事故で大きく破損してしまったというようなこともなく、大切に扱っていたものであれば、それなりのお値段で売れるはずです。もちろん、それまでにかかった購入費用や諸費用を取り戻すほどにはなりませんが、その差額で一定期間楽しむことができた、と割り切ればよいのです。

(2)レンタルを利用する
以前はバイクレンタルというのはあまり一般的ではありませんでしたが、最近ではサービス提供事業者が増えてきました。
バイクのレンタル料金は、通常10,000~20,000円/日程度しますので、自動車のレンタルと比較するとだいぶ高いものになっています。

しかし、購入費用・保険料などの諸費用などを考えると、利用回数によってはレンタルの方が合理的とも言えます。たとえば月1回しか乗らないのであれば、年間でも12~24万円程度で、ひょっとしたら購入した場合の保険料などとそれほど変わらない可能性があります。

また、車検や整備や洗車などのメンテに気を遣わなくて良い点もメリットです。当然ですが、いつでもきちんと整備されたきれいなオートバイを借りることができます。
色々なオートバイに乗ることが出来るのもレンタルならではです。買ってしまうとずっとそのオートバイに乗るわけですが、借りるたびに違うバイクに乗ってみるのも、楽しいものです。

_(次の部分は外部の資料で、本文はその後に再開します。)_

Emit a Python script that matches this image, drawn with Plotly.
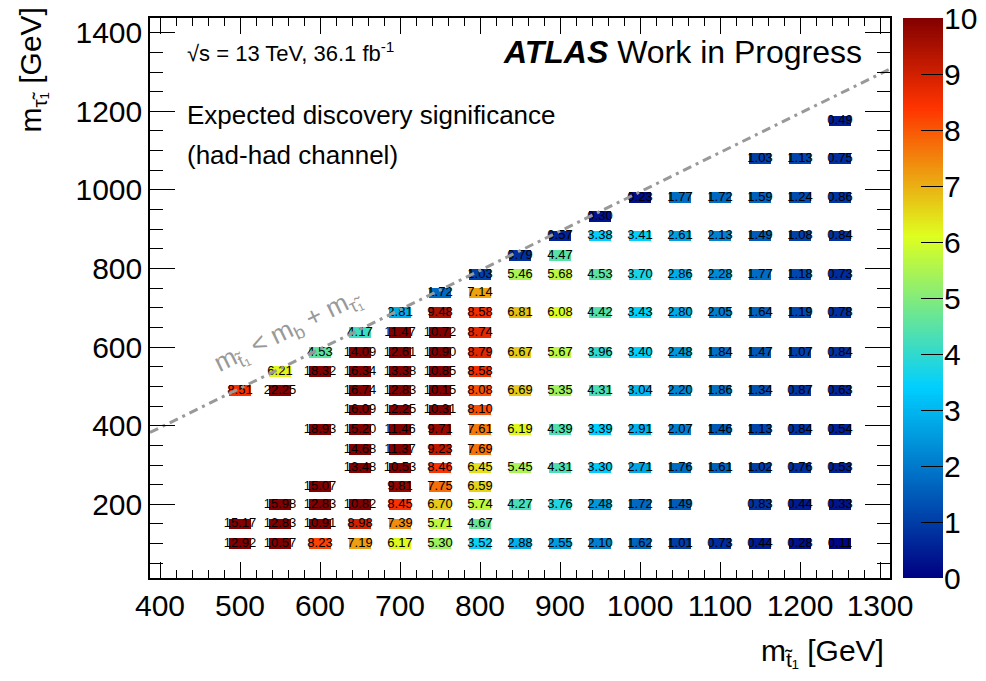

業者によっては「年間会員制度」があり、月々の会費を払えば月3回まで借りられるといったようなものもありますので、ご自宅付近でそのような制度を導入しているバイク屋さんがないか探してみてもよいでしょう。
レンタルでのライディングをある程度重ねてから、「やっぱり購入しよう」と判断するのもありですね。

まとめ

以上で本記事を終わります。オートバイは、何かと費用がかかりますし、いろいろ不便な乗り物です。でも、それを補って余りある魅力もありますので、買うのがためらわれる場合にはレンタルなども利用してみてください。